Ultimately, gamers should nab this unexpectedly cohesive and compelling release without hesitation, while non-gamers and adult animation aficionados alike should give it a rent before sinking cash into what’s essentially a companion piece to another story. Fans of ‘Dead Space’ will find a lot to love in ‘Downfall,’ but the uninitiated won’t be swayed so easily.
Crisp, clean, and faithful to the animators’ efforts, ‘Dead Space: Downfall’ boasts a 1080p/AVC-encoded transfer that offers fans an excellent technical rendering of the production. Colors are bold and vibrant, blacks are inky and nicely resolved, and contrast is strong. The animation itself occasionally leaves a lot to be desired, but compared to the film’s bland SD release, this BD edition delivers a staggering upgrade. Better still, the animated lineart is sharp and detailed, the various textures and background details scattered throughout the Ishimura are impressive, and the CG-enhanced elements of the film look fantastic. Finally, these detail aren’t marred by source noise, artifacting, or other intrusive digital clutter.
The only issue I had was one I have with the majority of animated features available on Blu-ray: color banding. While I’ve come to expect it, there’s nothing worse than seeing a pool of blood or beam of light divided into four or five separate distinct colors. Ah well. Animation fans will be happy with the transfer’s reliability, confidence, and technical strength.
Anchor Bay’s noteworthy Dolby TrueHD 5.1 surround track also makes a fine addition to this release, especially considering the limited, low-budget nature of the film’s original sound design. Aside from a few negligible exceptions, dialogue is crystal clear, ambience is ever-present and immersive, and the various channels are kept quite busy with the crowds of attacking Necromorphs and the distant screams of their victims.
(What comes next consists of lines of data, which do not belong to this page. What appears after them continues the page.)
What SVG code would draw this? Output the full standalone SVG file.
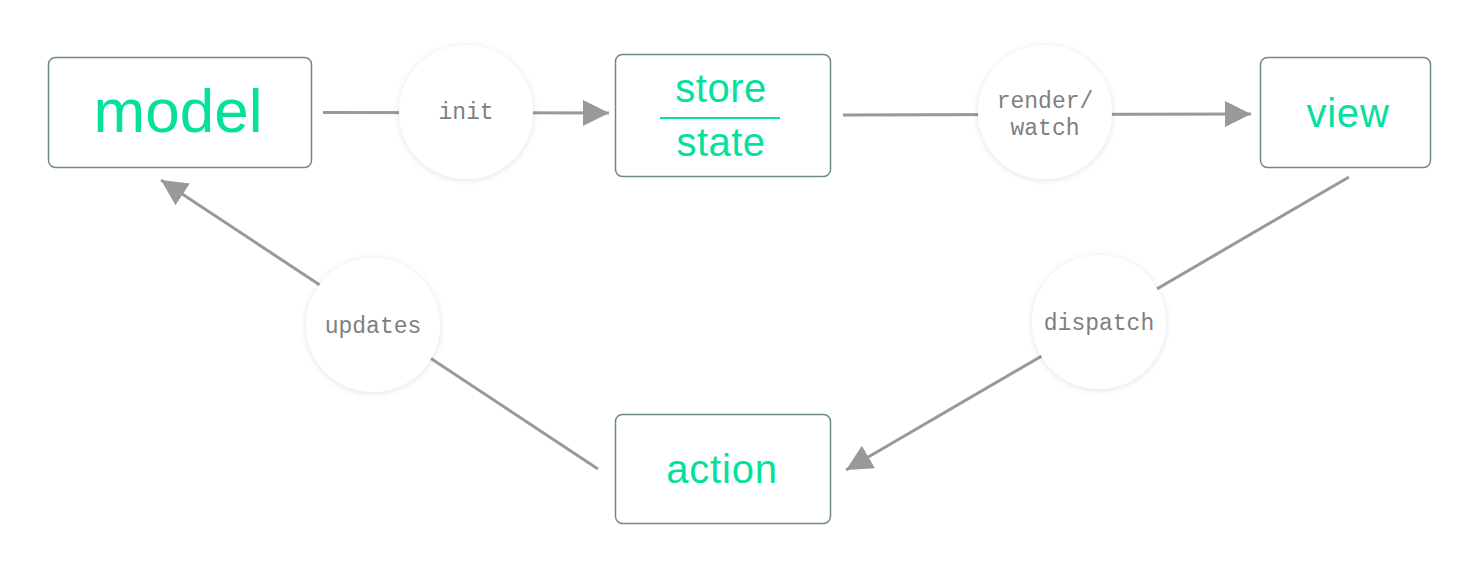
<svg xmlns="http://www.w3.org/2000/svg" width="1482" height="579" viewBox="0 0 1482 579">
<style>
.box{fill:#fff;stroke:#6d8a82;stroke-width:1.5}
.big{font-family:"Liberation Sans",Arial,sans-serif;fill:#05e09d;text-anchor:middle}
.lbl{font-family:"Liberation Mono","DejaVu Sans Mono",monospace;font-size:23px;fill:#808080;text-anchor:middle}
.conn{stroke:#999;stroke-width:3;fill:none}
.bub{fill:#fff}
</style>
<defs>
<marker id="arr" markerUnits="userSpaceOnUse" markerWidth="28" markerHeight="26" refX="26" refY="13" orient="auto">
<path d="M0,0 L26,13 L0,26 Z" fill="#999"/>
</marker>
<filter id="sh" x="-20%" y="-20%" width="140%" height="140%">
<feDropShadow dx="0" dy="1" stdDeviation="3" flood-color="#000" flood-opacity="0.12"/>
</filter>
</defs>
<rect width="1482" height="579" fill="#fff"/>
<g id="connectors">
<line class="conn" x1="323" y1="112.5" x2="609" y2="113" marker-end="url(#arr)"/>
<line class="conn" x1="843" y1="115" x2="1251" y2="114" marker-end="url(#arr)"/>
<line class="conn" x1="1349" y1="177" x2="846" y2="470" marker-end="url(#arr)"/>
<line class="conn" x1="598" y1="469" x2="161" y2="180" marker-end="url(#arr)"/>
</g>
<g id="model">
<rect class="box" x="48.5" y="57.5" width="263" height="110" rx="7"/>
<text class="big" x="178" y="132" font-size="62">model</text>
</g>
<g id="store">
<rect class="box" x="615.5" y="54.5" width="215" height="122" rx="7"/>
<text class="big" x="721" y="102" font-size="40" letter-spacing="0.5">store</text>
<line x1="660" y1="118" x2="780" y2="118" stroke="#05e09d" stroke-width="2"/>
<text class="big" x="721" y="156" font-size="40" letter-spacing="0.5">state</text>
</g>
<g id="view">
<rect class="box" x="1260.5" y="57.5" width="170" height="110" rx="7"/>
<text class="big" x="1348" y="127" font-size="40" letter-spacing="0.8">view</text>
</g>
<g id="action">
<rect class="box" x="615.5" y="414.5" width="215" height="109" rx="7"/>
<text class="big" x="722" y="483" font-size="40" letter-spacing="0.8">action</text>
</g>
<g id="init">
<circle class="bub" cx="466" cy="112" r="67" filter="url(#sh)"/>
<text class="lbl" x="466" y="119">init</text>
</g>
<g id="render-watch">
<circle class="bub" cx="1045" cy="112" r="67" filter="url(#sh)"/>
<text class="lbl" x="1045" y="108">render/</text>
<text class="lbl" x="1045" y="135">watch</text>
</g>
<g id="dispatch">
<circle class="bub" cx="1099" cy="322" r="67" filter="url(#sh)"/>
<text class="lbl" x="1099" y="330">dispatch</text>
</g>
<g id="updates">
<circle class="bub" cx="373" cy="325" r="67" filter="url(#sh)"/>
<text class="lbl" x="373" y="333">updates</text>
</g>
</svg>
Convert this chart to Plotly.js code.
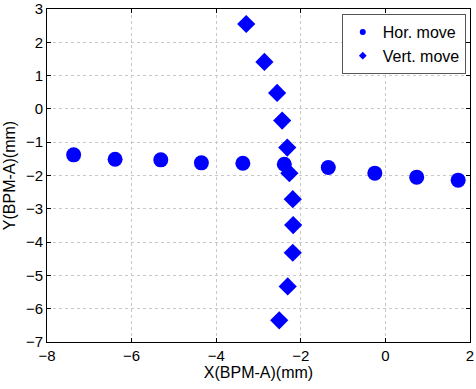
<!DOCTYPE html>
<html>
<head>
<script src="https://cdn.plot.ly/plotly-3.0.1.min.js"></script>
<style>html,body{margin:0;padding:0;background:#fff;}#chart{width:476px;height:389px;}</style>
</head>
<body>
<div id="chart"></div>
<script>
var horX = [-7.37, -6.39, -5.31, -4.35, -3.37, -2.39, -1.35, -0.25, 0.74, 1.72];
var horY = [-1.38, -1.51, -1.53, -1.62, -1.63, -1.66, -1.76, -1.93, -2.05, -2.14];
var vertX = [-3.29, -2.86, -2.56, -2.44, -2.32, -2.27, -2.19, -2.18, -2.19, -2.31, -2.51];
var vertY = [2.55, 1.41, 0.48, -0.35, -1.16, -1.93, -2.71, -3.49, -4.32, -5.33, -6.35];
var seriesNames = ["Hor. move", "Vert. move"];
var blue = "#0000ff";

var traces = [
  {x: horX, y: horY, mode: "markers", type: "scatter", showlegend: false,
   marker: {symbol: "circle", size: 15, color: blue}},
  {x: vertX, y: vertY, mode: "markers", type: "scatter", showlegend: false,
   marker: {symbol: "diamond", size: 14, color: blue}},
  {x: [null], y: [null], mode: "markers", type: "scatter", name: seriesNames[0],
   marker: {symbol: "circle", size: 6, color: blue}},
  {x: [null], y: [null], mode: "markers", type: "scatter", name: seriesNames[1],
   marker: {symbol: "diamond", size: 6, color: blue}}
];

var axisCommon = {
  showline: true, linecolor: "#000", linewidth: 1, mirror: "ticks",
  ticks: "inside", ticklen: 4, tickcolor: "#000",
  showgrid: true, gridcolor: "#c8c8c8", griddash: "dot", gridwidth: 1,
  zeroline: false,
  tickfont: {family: "Liberation Sans, Arial, sans-serif", size: 15, color: "#000"}
};

var layout = {
  width: 476, height: 389,
  margin: {l: 47, r: 6, t: 9, b: 47},
  paper_bgcolor: "#fff", plot_bgcolor: "#fff",
  font: {family: "Liberation Sans, Arial, sans-serif", color: "#000"},
  xaxis: Object.assign({}, axisCommon, {
    range: [-8, 2], dtick: 2, tick0: -8,
    title: {text: "X(BPM-A)(mm)", font: {size: 16}, standoff: 2}
  }),
  yaxis: Object.assign({}, axisCommon, {
    range: [-7, 3], dtick: 1, tick0: -7,
    title: {text: "Y(BPM-A)(mm)", font: {size: 16}, standoff: 6}
  }),
  legend: {
    x: 0.99, y: 0.985, xanchor: "right", yanchor: "top",
    bgcolor: "#fff", bordercolor: "#555", borderwidth: 1,
    font: {size: 16, color: "#000"}, itemsizing: "trace",
    itemwidth: 30, tracegroupgap: 0
  },
  showlegend: true
};

Plotly.newPlot("chart", traces, layout, {displayModeBar: false, staticPlot: true});
</script>
</body>
</html>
Low-end LFE support isn’t as consistent as I would have hoped, but several effects (including the groaning plates of the Ishimura and the crumbling chunks of rock being pulled from the planet) pack some serious punch. On the technical front, channel pans are transparent, directionality is predictably loose but decent overall, and prioritization does a good job balancing the competing elements of the film’s soundscape.
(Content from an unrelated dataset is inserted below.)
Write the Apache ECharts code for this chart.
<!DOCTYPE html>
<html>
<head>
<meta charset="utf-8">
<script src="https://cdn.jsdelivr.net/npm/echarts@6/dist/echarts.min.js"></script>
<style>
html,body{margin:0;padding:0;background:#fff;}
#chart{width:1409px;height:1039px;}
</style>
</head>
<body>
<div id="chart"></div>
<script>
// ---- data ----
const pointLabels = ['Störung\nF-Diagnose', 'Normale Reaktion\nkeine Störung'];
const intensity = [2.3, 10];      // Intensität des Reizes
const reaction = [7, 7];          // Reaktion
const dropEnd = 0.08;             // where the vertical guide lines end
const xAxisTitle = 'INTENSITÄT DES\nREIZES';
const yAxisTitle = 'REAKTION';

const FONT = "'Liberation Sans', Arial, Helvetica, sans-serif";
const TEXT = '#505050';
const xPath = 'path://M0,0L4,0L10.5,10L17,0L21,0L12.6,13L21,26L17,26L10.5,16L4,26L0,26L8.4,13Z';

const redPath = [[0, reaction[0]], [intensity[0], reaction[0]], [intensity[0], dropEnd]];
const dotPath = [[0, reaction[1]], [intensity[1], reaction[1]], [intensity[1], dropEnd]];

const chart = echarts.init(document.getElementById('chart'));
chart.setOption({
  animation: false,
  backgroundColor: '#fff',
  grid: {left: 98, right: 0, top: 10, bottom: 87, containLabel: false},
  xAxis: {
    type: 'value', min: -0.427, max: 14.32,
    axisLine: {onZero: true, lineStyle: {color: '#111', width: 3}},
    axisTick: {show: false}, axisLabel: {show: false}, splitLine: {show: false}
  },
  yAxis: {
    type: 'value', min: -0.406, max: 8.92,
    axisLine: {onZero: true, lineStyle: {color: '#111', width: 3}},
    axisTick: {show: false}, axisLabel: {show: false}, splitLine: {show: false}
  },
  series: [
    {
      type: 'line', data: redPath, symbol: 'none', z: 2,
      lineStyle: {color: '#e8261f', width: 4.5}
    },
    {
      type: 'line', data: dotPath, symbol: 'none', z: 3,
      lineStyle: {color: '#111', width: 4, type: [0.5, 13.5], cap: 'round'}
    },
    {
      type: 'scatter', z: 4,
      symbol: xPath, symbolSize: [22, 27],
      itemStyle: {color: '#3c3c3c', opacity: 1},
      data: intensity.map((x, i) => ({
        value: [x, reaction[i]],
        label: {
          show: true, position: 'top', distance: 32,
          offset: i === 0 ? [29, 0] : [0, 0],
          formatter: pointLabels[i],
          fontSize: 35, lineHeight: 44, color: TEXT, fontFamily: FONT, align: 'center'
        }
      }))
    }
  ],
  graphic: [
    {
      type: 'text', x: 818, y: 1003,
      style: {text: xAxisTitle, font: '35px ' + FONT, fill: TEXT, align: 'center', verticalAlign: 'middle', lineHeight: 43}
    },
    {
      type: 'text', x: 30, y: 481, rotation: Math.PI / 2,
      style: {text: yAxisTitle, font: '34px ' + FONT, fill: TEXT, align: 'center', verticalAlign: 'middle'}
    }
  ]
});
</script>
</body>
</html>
’Dead Space: Downfall’ features an atmospheric surround track punctuated with bursts of chaotic activity. Had more time been invested in its design, this TrueHD experience would have been amazing. Still, factoring in the production budget and nature of the project makes its shortcomings easier to swallow.
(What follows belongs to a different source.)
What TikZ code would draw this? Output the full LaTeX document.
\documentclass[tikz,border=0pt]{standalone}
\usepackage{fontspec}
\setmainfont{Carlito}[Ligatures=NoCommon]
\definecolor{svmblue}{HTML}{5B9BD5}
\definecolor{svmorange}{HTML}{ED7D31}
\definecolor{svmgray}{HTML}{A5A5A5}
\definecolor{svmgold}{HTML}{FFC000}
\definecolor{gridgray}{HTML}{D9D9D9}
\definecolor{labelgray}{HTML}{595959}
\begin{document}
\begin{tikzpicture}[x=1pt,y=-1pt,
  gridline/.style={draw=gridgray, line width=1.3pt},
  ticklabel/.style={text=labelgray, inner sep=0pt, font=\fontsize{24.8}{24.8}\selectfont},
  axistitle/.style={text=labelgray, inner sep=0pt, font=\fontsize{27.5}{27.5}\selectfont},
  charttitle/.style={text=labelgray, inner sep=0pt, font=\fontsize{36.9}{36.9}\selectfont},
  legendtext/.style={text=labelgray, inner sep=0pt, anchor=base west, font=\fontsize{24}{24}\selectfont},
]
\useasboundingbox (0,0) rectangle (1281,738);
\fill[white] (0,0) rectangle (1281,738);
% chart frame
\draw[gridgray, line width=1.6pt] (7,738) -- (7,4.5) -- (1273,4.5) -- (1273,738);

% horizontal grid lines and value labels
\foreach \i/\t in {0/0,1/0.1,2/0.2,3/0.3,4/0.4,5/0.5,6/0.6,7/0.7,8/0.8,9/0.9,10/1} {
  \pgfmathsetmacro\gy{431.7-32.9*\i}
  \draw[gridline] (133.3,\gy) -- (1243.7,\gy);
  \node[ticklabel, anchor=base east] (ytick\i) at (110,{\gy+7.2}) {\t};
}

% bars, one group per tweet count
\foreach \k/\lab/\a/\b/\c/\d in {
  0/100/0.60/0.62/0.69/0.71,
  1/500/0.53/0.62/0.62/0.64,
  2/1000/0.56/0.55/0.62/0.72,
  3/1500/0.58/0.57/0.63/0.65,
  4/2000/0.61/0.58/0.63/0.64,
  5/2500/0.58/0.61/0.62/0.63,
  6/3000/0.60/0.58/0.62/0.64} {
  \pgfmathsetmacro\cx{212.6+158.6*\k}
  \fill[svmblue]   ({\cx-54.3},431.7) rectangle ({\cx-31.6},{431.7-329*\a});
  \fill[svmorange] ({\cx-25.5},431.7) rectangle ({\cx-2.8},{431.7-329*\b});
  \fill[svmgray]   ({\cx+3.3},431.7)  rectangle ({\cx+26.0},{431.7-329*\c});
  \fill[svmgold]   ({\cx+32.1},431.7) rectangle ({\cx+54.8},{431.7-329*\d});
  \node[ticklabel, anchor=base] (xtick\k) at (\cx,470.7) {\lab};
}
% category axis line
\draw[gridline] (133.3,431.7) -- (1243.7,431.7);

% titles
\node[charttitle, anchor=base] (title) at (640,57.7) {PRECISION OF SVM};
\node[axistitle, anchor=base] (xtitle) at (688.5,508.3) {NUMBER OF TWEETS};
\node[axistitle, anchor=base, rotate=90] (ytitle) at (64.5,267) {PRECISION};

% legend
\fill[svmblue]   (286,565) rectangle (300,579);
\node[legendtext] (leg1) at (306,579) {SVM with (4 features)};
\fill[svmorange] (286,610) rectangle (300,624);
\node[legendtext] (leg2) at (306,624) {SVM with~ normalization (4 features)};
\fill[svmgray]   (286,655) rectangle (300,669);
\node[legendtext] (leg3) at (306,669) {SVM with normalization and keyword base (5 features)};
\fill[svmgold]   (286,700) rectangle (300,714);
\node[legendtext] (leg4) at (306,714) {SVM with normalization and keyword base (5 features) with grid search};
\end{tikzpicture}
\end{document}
Like the DVD, the Blu-ray edition of ‘Dead Space: Downfall’ is surprisingly short on supplements. No commentary, no documentaries about the animated film or the video game that inspired it, and no introduction to the voice cast or animators. Instead, we get an unsatisfying collection of minor supplements that amount to little.
I wouldn’t go so far as to call ‘Dead Space: Downfall’ a must-have release this Halloween, but I will say it took me by surprise. While those who’ve played the videogame will respond more to its story, newcomers shouldn’t skip it without at least sampling the goods. This Blu-ray edition features a technically proficient video transfer (that outshines its DVD counterpart), a notable TrueHD audio track, and a few supplements to round out the package. I do wish it had more special features but, in this gamer’s opinion, ‘Dead Space: Downfall’ is definitely worth a look.